Kazuyo Sejima The possibility of what different scales can do is very different. I don't want to start with the domestic and scale up to big architecture. However at the same time, the domestic itself is not necessary to be made by man. I don't know the precise meaning of the domestic, but it feels natural but made.

Wiel Arets Domestic doesn't mean small for me. It is the feeling of being at home.

Vedran Mimica When you do big buildings, people feel at home.

Kazuyo Sejima People can always find their own private feeling even though they are in a big building. I want to make spaces that people can find places to touch and not feel rejected. Everyone can then start to find ways to connect and make relationships to the spaces in their own ways. At the same time, I want to make small objects or houses that keeps the abstract distance of strongness and comfort.

Wiel Arets There is a strong relationship between people in Ito's firm.
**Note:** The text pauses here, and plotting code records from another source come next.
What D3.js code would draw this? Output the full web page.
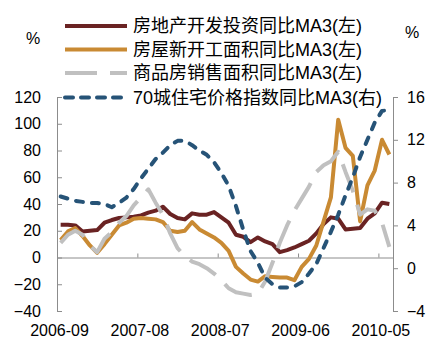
<!DOCTYPE html>
<html>
<head>
<meta charset="utf-8">
<script src="https://cdn.jsdelivr.net/npm/d3@7"></script>
<style>
  html, body { margin: 0; padding: 0; background: #fff; }
  svg { display: block; }
  text { font-family: "Liberation Sans", Arial, "Noto Sans CJK SC", sans-serif; fill: #000; }
</style>
</head>
<body>
<svg id="chart" width="444" height="351"></svg>
<script>
// ---- Data ----
const months = d3.utcMonths(new Date(Date.UTC(2006, 8, 1)), new Date(Date.UTC(2010, 6, 1)))
  .map(d3.utcFormat("%Y-%m"));   // 2006-09 ... 2010-06 (46 months)

const investment = [24.5, 24.5, 24, 19.5, 20, 20.5, 26, 28, 29.5, 30, 30.5, 31.5, 33.5, 35, 38, 32.5,
  29.5, 28.5, 33, 32, 32, 34, 30, 26, 17, 15.5, 11.5, 15, 12, 10, 4, 5.5, 7.5, 10, 12.5, 18,
  25, 30, 29, 21, 21.5, 22, 29, 33, 41, 40];

const newStarts = [13, 19.5, 22, 16, 9, 3.5, 10, 17, 24, 26, 29, 29.5, 29, 28.5, 26.5, 20,
  19, 20, 26.5, 21, 18, 15, 11, 5, -7, -12, -16.5, -18, -14, -14.5, -15, -15, -17, -7, -1, 9,
  27, 45, 103, 82, 76, 27, 54, 65, 88, 77];

const salesArea = [11, 17, 20, 17, 9, 4, 14, 19, 26, 31, 39, 45, 51, 41, 32, 18,
  7, 1, -3, -5, -8, -12, -17, -23, -26, -27, -28, -27, -18, -4, 11, 24, 35, 44, 53, 64,
  69, 72, 79, 64, 50, 32, 36, 35, 26, 8];

const priceIndex = [6.7, 6.5, 6.3, 6.2, 6.1, 6.1, 6.0, 5.7, 6.1, 6.6, 7.4, 8.4, 9.3, 10.2, 10.8, 11.5,
  11.9, 11.9, 11.5, 11.0, 10.6, 9.9, 8.9, 7.7, 5.8, 3.6, 1.6, 0.5, -0.9, -1.5, -1.8, -1.8, -1.7, -1.3, -0.5, 0.4,
  1.9, 3.4, 5.0, 6.8, 8.5, 10.4, 12.0, 13.6, 14.7, 14.8];

const seriesNames = ["房地产开发投资同比MA3(左)", "房屋新开工面积同比MA3(左)", "商品房销售面积同比MA3(左)", "70城住宅价格指数同比MA3(右)"];
const leftTicks = [-40, -20, 0, 20, 40, 60, 80, 100, 120];
const rightTicks = [-4, 0, 4, 8, 12, 16];
const xTickLabels = ["2006-09", "2007-08", "2008-07", "2009-06", "2010-05"];

// ---- Layout / styles ----
const svg = d3.select("#chart");
const L = 57, R = 393, T = 97, B = 311;
const axisColor = "#8c8c8c";
const fmt = v => (v < 0 ? "\u2212" + Math.abs(v) : String(v));

const x = d3.scaleBand().domain(months).range([L, R]);
const xt = d3.scaleLinear().domain([0, months.length]).range([L, R]);
const yL = d3.scaleLinear().domain([-40, 120]).range([B, T]);
const yR = d3.scaleLinear().domain([-4, 16]).range([B, T]);

const styles = [
  { color: "#6a2323", dash: null, cap: "butt", axis: "L", data: investment },
  { color: "#c98a33", dash: null, cap: "butt", axis: "L", data: newStarts },
  { color: "#c0c0c0", dash: "30,13", cap: "butt", axis: "L", data: salesArea },
  { color: "#265377", dash: "7,9", cap: "round", axis: "R", data: priceIndex }
];

function styleAxis(g) {
  g.selectAll("path, line").attr("stroke", axisColor).attr("stroke-width", 1);
  g.selectAll("text").attr("font-size", 16).attr("fill", "#000")
    .attr("font-family", '"Liberation Sans", Arial, sans-serif');
}

// Left axis (ticks pointing inward)
svg.append("g").attr("transform", `translate(${L},0)`)
  .call(d3.axisLeft(yL).tickValues(leftTicks).tickFormat(fmt).tickSizeInner(-5).tickSizeOuter(0).tickPadding(16))
  .call(styleAxis);

// Right axis (ticks pointing outward)
svg.append("g").attr("transform", `translate(${R},0)`)
  .call(d3.axisRight(yR).tickValues(rightTicks).tickFormat(fmt).tickSizeInner(5).tickSizeOuter(0).tickPadding(9))
  .call(styleAxis);

// Zero line with small upward ticks
const tickIdx = xTickLabels.map(s => months.indexOf(s));
svg.append("g").attr("transform", `translate(0,${yL(0)})`)
  .call(d3.axisBottom(xt).tickValues(tickIdx).tickFormat("").tickSizeInner(-4).tickSizeOuter(0))
  .call(styleAxis);

// Category labels at the bottom
svg.append("g").attr("transform", `translate(2,${B})`)
  .call(d3.axisBottom(xt).tickValues(tickIdx).tickFormat(i => months[i]).tickSize(0).tickPadding(14))
  .call(styleAxis)
  .call(g => g.select(".domain").remove());

// Series lines
styles.forEach(s => {
  const yS = s.axis === "L" ? yL : yR;
  const line = d3.line()
    .x((d, i) => x(months[i]) + x.bandwidth() / 2)
    .y(d => yS(d));
  svg.append("path")
    .datum(s.data)
    .attr("d", line)
    .attr("fill", "none")
    .attr("stroke", s.color)
    .attr("stroke-width", 4)
    .attr("stroke-linejoin", "round")
    .attr("stroke-linecap", s.cap)
    .attr("stroke-dasharray", s.dash);
});

// Unit labels
svg.append("text").attr("x", 33).attr("y", 44).attr("text-anchor", "middle").attr("font-size", 16).text("%");
svg.append("text").attr("x", 412).attr("y", 38).attr("text-anchor", "middle").attr("font-size", 16).text("%");

// Legend
const legRows = [26, 49.5, 73, 97.5];
const leg = svg.append("g");
seriesNames.forEach((name, i) => {
  const s = styles[i];
  leg.append("rect").attr("x", 130).attr("y", legRows[i] - 11).attr("width", i === 3 ? 262 : 242).attr("height", 22).attr("fill", "#fff");
  leg.append("line")
    .attr("x1", 65).attr("x2", 127).attr("y1", legRows[i]).attr("y2", legRows[i])
    .attr("stroke", s.color).attr("stroke-width", 4)
    .attr("stroke-linecap", s.cap)
    .attr("stroke-dasharray", s.dash === null ? null : (i === 2 ? "32,13" : "8,8"));
  leg.append("text")
    .attr("x", 133).attr("y", legRows[i])
    .attr("dy", "0.36em")
    .attr("font-size", 18)
    .text(name);
});
</script>
</body>
</html>
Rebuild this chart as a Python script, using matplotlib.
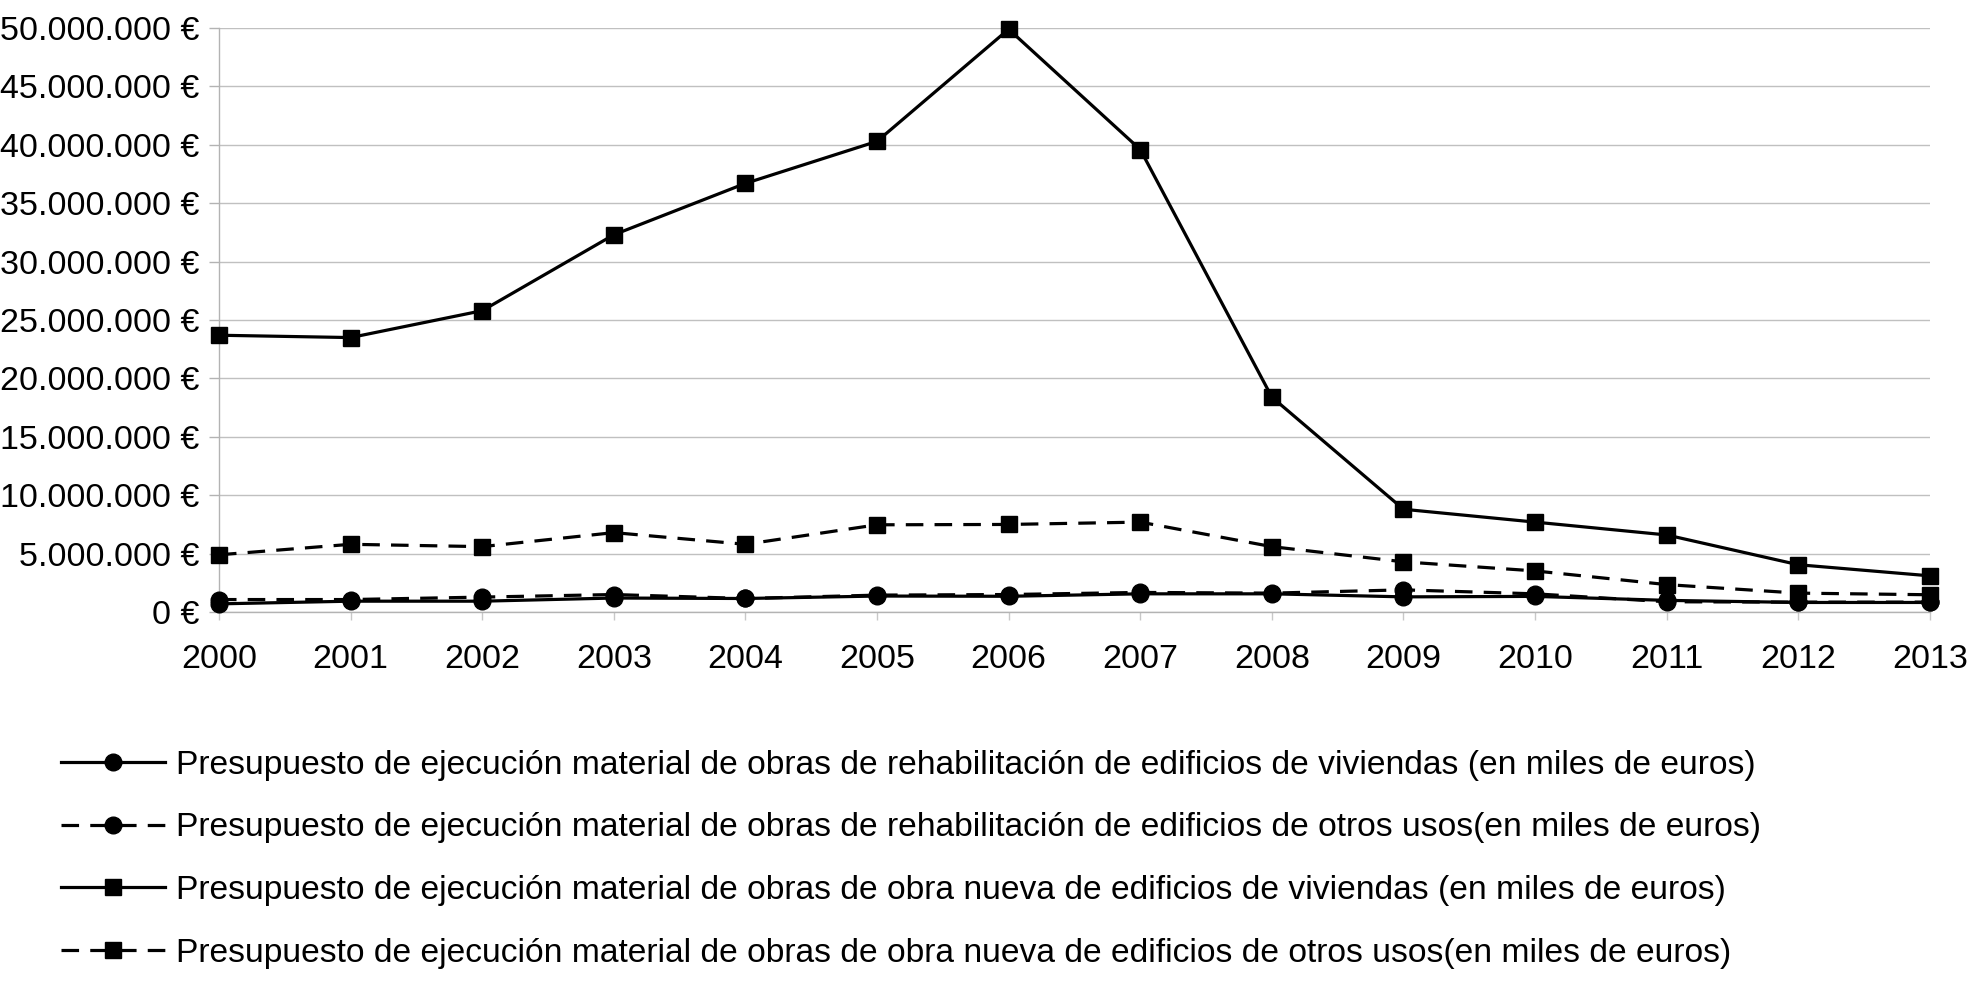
import matplotlib
matplotlib.use("Agg")
import matplotlib.pyplot as plt
from matplotlib.ticker import FuncFormatter, MultipleLocator

plt.rcParams['font.family'] = ['Liberation Sans', 'DejaVu Sans']

years = [2000, 2001, 2002, 2003, 2004, 2005, 2006, 2007, 2008, 2009, 2010, 2011, 2012, 2013]

rehab_viviendas = [700000, 930000, 930000, 1200000, 1160000, 1370000, 1350000, 1560000,
                   1560000, 1300000, 1340000, 1000000, 820000, 820000]
rehab_otros = [1070000, 1070000, 1280000, 1500000, 1160000, 1450000, 1500000, 1680000,
               1620000, 1900000, 1560000, 880000, 850000, 850000]
nueva_viviendas = [23700000, 23500000, 25800000, 32300000, 36700000, 40300000, 49900000,
                   39600000, 18400000, 8800000, 7700000, 6600000, 4050000, 3100000]
nueva_otros = [4900000, 5800000, 5600000, 6800000, 5800000, 7470000, 7500000, 7700000,
               5600000, 4300000, 3520000, 2350000, 1620000, 1480000]

labels = [
    "Presupuesto de ejecución material de obras de rehabilitación de edificios de viviendas (en miles de euros)",
    "Presupuesto de ejecución material de obras de rehabilitación de edificios de otros usos(en miles de euros)",
    "Presupuesto de ejecución material de obras de obra nueva de edificios de viviendas (en miles de euros)",
    "Presupuesto de ejecución material de obras de obra nueva de edificios de otros usos(en miles de euros)",
]

fig = plt.figure(figsize=(19.76, 9.84), dpi=100)
ax = fig.add_axes([0.1108, 0.378, 0.8659, 0.5935])

lw = 2.3
dash = (5.5, 3.5)
ms_c = 12
ms_s = 11.5
series = [
    (rehab_viviendas, '-', 'o', ms_c),
    (rehab_otros, '--', 'o', ms_c),
    (nueva_viviendas, '-', 's', ms_s),
    (nueva_otros, '--', 's', ms_s),
]
handles = []
for (vals, ls, mk, ms), lab in zip(series, labels):
    h, = ax.plot(years, vals, color='black', linestyle=ls, linewidth=lw, marker=mk,
                 markersize=ms, markerfacecolor='black', markeredgecolor='black',
                 label=lab, clip_on=False, zorder=3)
    if ls == '--':
        h.set_dashes(dash)
    handles.append(h)

ax.set_xlim(2000, 2013)
ax.set_ylim(0, 50000000)
ax.yaxis.set_major_locator(MultipleLocator(5000000))
ax.set_xticks(years)

def fmt(v, pos):
    s = f"{int(round(v)):,}".replace(",", ".")
    return s + " €"
ax.yaxis.set_major_formatter(FuncFormatter(fmt))

ax.grid(axis='y', color='#c0c0c0', linewidth=1.0)
ax.set_axisbelow(True)
for sp in ['top', 'right']:
    ax.spines[sp].set_visible(False)
ax.spines['left'].set_color('#b3b3b3')
ax.spines['bottom'].set_color('#b3b3b3')
ax.spines['left'].set_linewidth(1.0)
ax.spines['bottom'].set_linewidth(1.0)

ax.tick_params(axis='y', direction='out', length=7, width=1, color='#b3b3b3',
               labelsize=24.5, pad=7)
ax.tick_params(axis='x', direction='out', length=6, width=1, color='#c8c8c8',
               labelsize=24.5, pad=17)

fig.legend(handles=handles, labels=labels, loc='upper left',
           bbox_to_anchor=(0.031, 0.238), frameon=False, fontsize=24.2,
           handlelength=3.1, handletextpad=0.3, labelspacing=0.94,
           borderaxespad=0, borderpad=0)

fig.savefig("out.png", dpi=100, facecolor='white')
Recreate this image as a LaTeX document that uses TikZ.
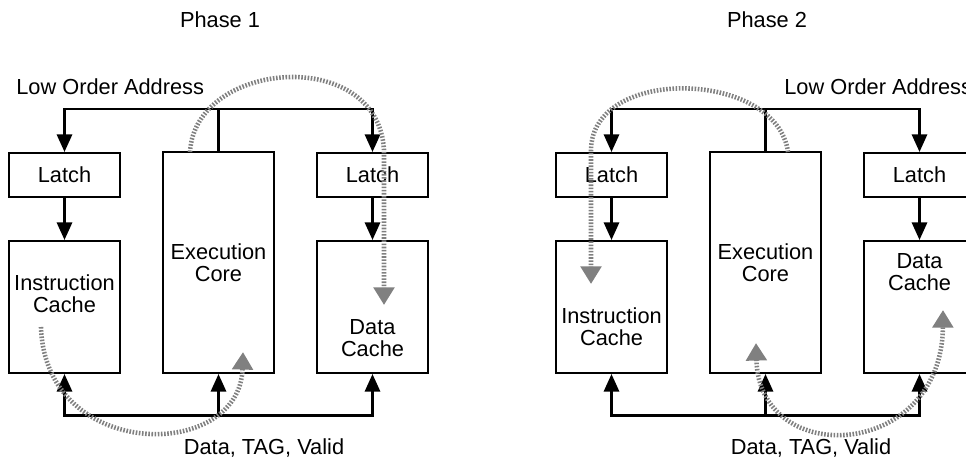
\documentclass[tikz,border=0pt]{standalone}
\usepackage{fontspec}
\setmainfont{Liberation Sans}
\usetikzlibrary{arrows.meta}
\usetikzlibrary{calc}
\tikzstyle{box}=[draw, line width=1.1pt, minimum width=2.22cm, inner sep=0pt, align=center]
\tikzstyle{latchbox}=[box, minimum height=0.88cm]
\tikzstyle{cachebox}=[box, minimum height=2.64cm]
\tikzstyle{corebox}=[box, minimum height=4.42cm]
\tikzstyle{boxtext}=[align=center, inner sep=0pt]
\tikzstyle{bus}=[line width=1.7pt]
\tikzstyle{flow}=[draw=black!50, line width=2.6pt, dash pattern=on 0.9pt off 0.9pt]
\tikzset{flowtip/.tip={Triangle[width=11.5pt,length=10pt]}}
\newcommand{\phaseframe}[4]{
	\node[latchbox] (latchI#1) at (#2+64.5,175) {Latch};
	\node[cachebox] (icache#1) at (#2+64.5,307) {};
	\node[corebox] (core#1) at (#2+218.5,262.5) {Execution\\Core};
	\node[latchbox] (latchD#1) at (#2+372.5,175) {Latch};
	\node[cachebox] (dcache#1) at (#2+372.5,307) {};
	\coordinate (topL#1) at (#2+64.5,109);
	\coordinate (topR#1) at (#2+372.5,109);
	\coordinate (botL#1) at (#2+64.5,415);
	\coordinate (botR#1) at (#2+372.5,415);
	\draw[bus, <->] (latchI#1.north) -- (topL#1) -- (topR#1) -- (latchD#1.north);
	\draw[bus] (core#1.north) -- (core#1.north |- topL#1);
	\draw[bus, ->] (latchI#1.south) -- (icache#1.north);
	\draw[bus, ->] (latchD#1.south) -- (dcache#1.north);
	\draw[bus, <->] (icache#1.south) -- (botL#1) -- (botR#1) -- (dcache#1.south);
	\draw[bus, ->] (core#1.south |- botL#1) -- (core#1.south);
	\node[boxtext] (title#1) at (#2+220,20) {Phase #4};
	\node[boxtext, anchor=west] (addr#1) at (#2+#3,87) {Low Order Address};
	\node[boxtext] (data#1) at (#2+264,448) {Data, TAG, Valid};
}

\begin{document}
\begin{tikzpicture}[x=0.02cm, y=-0.02cm, font=\fontsize{12.4}{12.6}\selectfont,
	>={Triangle[width=8.5pt,length=10pt]}]
	\useasboundingbox (0,0) rectangle (966,460);
	\clip (0,0) rectangle (966,460);
%
	\phaseframe{a}{0}{16}{1}
	\phaseframe{b}{547}{237}{2}
%
	\node[boxtext] (icacheTa) at (64.5,294) {Instruction\\Cache};
	\node[boxtext] (dcacheTa) at (372.5,338) {Data\\Cache};
	\node[boxtext] (icacheTb) at (611.5,327) {Instruction\\Cache};
	\node[boxtext] (dcacheTb) at (919.5,272) {Data\\Cache};
%
	\coordinate (outCa) at (190,152);
	\coordinate (inDa) at (384,305);
	\coordinate (outIa) at (41,327);
	\coordinate (inCa) at (243,352);
	\draw[flow, -flowtip] (outCa) .. controls (195,60) and (378,45) .. (384,150) -- (inDa);
	\draw[flow, -flowtip] (outIa) .. controls (45,462) and (240,462) .. (inCa);
%
	\coordinate (outCb) at (788,152);
	\coordinate (inIb) at (591,284);
	\coordinate (inCb) at (756,343);
	\coordinate (inDb) at (943,310);
	\draw[flow, -flowtip] (outCb) .. controls (777,70) and (592,65) .. (591,150) -- (inIb);
	\draw[flow, flowtip-flowtip] (inCb) .. controls (759,470) and (942,460) .. (inDb);
\end{tikzpicture}
\end{document}
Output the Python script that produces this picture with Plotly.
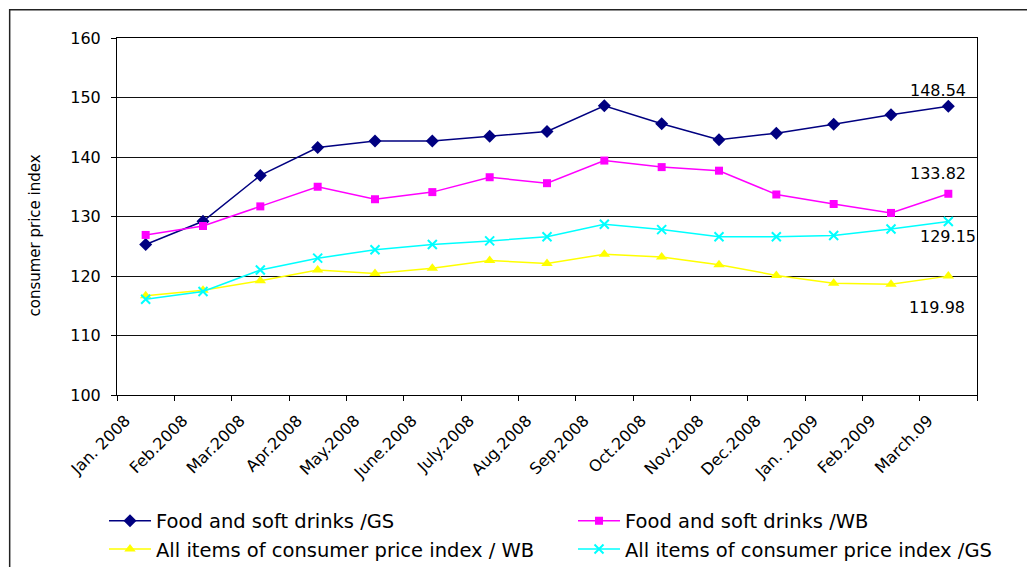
import plotly.graph_objects as go

months = ["Jan. 2008", "Feb.2008", "Mar.2008", "Apr.2008", "May.2008", "June.2008",
          "July.2008", "Aug.2008", "Sep.2008", "Oct.2008", "Nov.2008", "Dec.2008",
          "Jan. .2009", "Feb.2009", "March.09"]

food_gs = [125.3, 129.2, 136.9, 141.6, 142.7, 142.7, 143.5, 144.3, 148.6, 145.6,
           142.9, 144.0, 145.5, 147.1, 148.54]
food_wb = [126.9, 128.4, 131.7, 135.0, 132.9, 134.1, 136.6, 135.6, 139.4, 138.3,
           137.7, 133.7, 132.1, 130.6, 133.82]
all_wb = [116.7, 117.6, 119.2, 121.0, 120.4, 121.3, 122.6, 122.1, 123.65, 123.2,
          121.9, 120.1, 118.8, 118.6, 119.98]
all_gs = [116.1, 117.4, 121.0, 123.0, 124.4, 125.3, 125.9, 126.6, 128.7, 127.8,
          126.6, 126.6, 126.8, 127.9, 129.15]

y_title = "consumer price index"

FONT = "DejaVu Sans"

fig = go.Figure()
fig.add_trace(go.Scatter(x=months, y=food_gs, name="Food and soft drinks /GS",
                         mode="lines+markers", line=dict(color="#000080", width=1.5),
                         marker=dict(symbol="diamond", size=10, color="#000080")))
fig.add_trace(go.Scatter(x=months, y=food_wb, name="Food and soft drinks /WB",
                         mode="lines+markers", line=dict(color="#FF00FF", width=1.5),
                         marker=dict(symbol="square", size=8, color="#FF00FF")))
fig.add_trace(go.Scatter(x=months, y=all_wb, name="All items of consumer price index / WB",
                         mode="lines+markers", line=dict(color="#FFFF00", width=1.5),
                         marker=dict(symbol="triangle-up", size=10, color="#FFFF00")))
fig.add_trace(go.Scatter(x=months, y=all_gs, name="All items of consumer price index /GS",
                         mode="lines+markers", line=dict(color="#00FFFF", width=1.5),
                         marker=dict(symbol="x-thin", size=9, color="#00FFFF",
                                     line=dict(color="#00FFFF", width=2))))

# end-value labels
label_specs = [(food_gs, -10, 16), (food_wb, -10, 20), (all_gs, 0, -15), (all_wb, -11, -31)]
for series, xs, ys in label_specs:
    fig.add_annotation(x=months[-1], y=series[-1], text=f"{series[-1]:.2f}",
                       showarrow=False, xshift=xs, yshift=ys,
                       font=dict(family=FONT, size=16, color="#000"))

# y axis title (placed like the original, slightly below centre)
fig.add_annotation(xref="paper", yref="paper", x=-0.0953, y=0.4468, text=y_title,
                   textangle=-90, showarrow=False, xanchor="center", yanchor="middle",
                   font=dict(family=FONT, size=15, color="#000"))

# outer chart frame
fig.add_shape(type="rect", xref="paper", yref="paper",
              x0=-0.1248, x1=1.08, y0=-0.55, y1=1.079,
              line=dict(color="#222", width=1.5), fillcolor="rgba(0,0,0,0)", layer="above")

fig.update_layout(
    width=1035, height=567,
    margin=dict(l=109, r=66, t=30, b=179.5, autoexpand=False),
    paper_bgcolor="white", plot_bgcolor="white",
    font=dict(family=FONT, size=16, color="#000"),
    showlegend=True,
    legend=dict(orientation="h", xref="paper", yref="paper",
                x=-0.0151, y=-0.2983, xanchor="left", yanchor="top",
                font=dict(family=FONT, size=19.5, color="#000"),
                entrywidth=412, entrywidthmode="pixels",
                tracegroupgap=0, itemwidth=42,
                bgcolor="rgba(0,0,0,0)"),
    xaxis=dict(type="category", range=[-0.5, len(months) - 0.5], tickson="boundaries",
               ticks="outside", ticklen=5,
               tickcolor="#000", showline=True, linecolor="#000", linewidth=1,
               mirror=True, showgrid=False, tickangle=-45,
               tickfont=dict(family=FONT, size=16, color="#000"),
               ticklabelshift=-20, ticklabelstandoff=9),
    yaxis=dict(range=[100, 160], dtick=10, ticks="outside", ticklen=5, tickcolor="#000",
               showline=True, linecolor="#000", linewidth=1, mirror=True,
               showgrid=True, gridcolor="#111", gridwidth=1, zeroline=False,
               tickfont=dict(family=FONT, size=16, color="#000"),
               ticklabelstandoff=7),
)

fig.write_html("out.html")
Grou Serra Recently, a lot of architecture firms - including your own - have been criticized in the way they behave towards their employees. Do you feel this criticism is justified?

Wiel Arets How did this question came about, is it a personal feeling?

Grou Serra It is not a criticism, just in general today- a lot of interns complain about not being well-treated in an office, and that is what the question asks.

Kazuyo Sejima It is a fact that young people- at least in Japan, don't go to smaller firms. They prefer going to the big firms. When we were young, we had the dream to be involved. Young people now want to be in more fields such as fashion and design, not just architecture.

Wiel Arets You had a dream before. What is the second part of your career?

Kazuyo Sejima I am turning sixty at the end of this month. The meaning of turning sixty in Japan is very important and special. I did not have any special feelings before this. However, my friend had just passed away suddenly a few days ago. Before I thought I would just continuing making architecture according to what I believe in, but in the last few days I started to think that somehow I have a responsibility - to stop running and conclude something.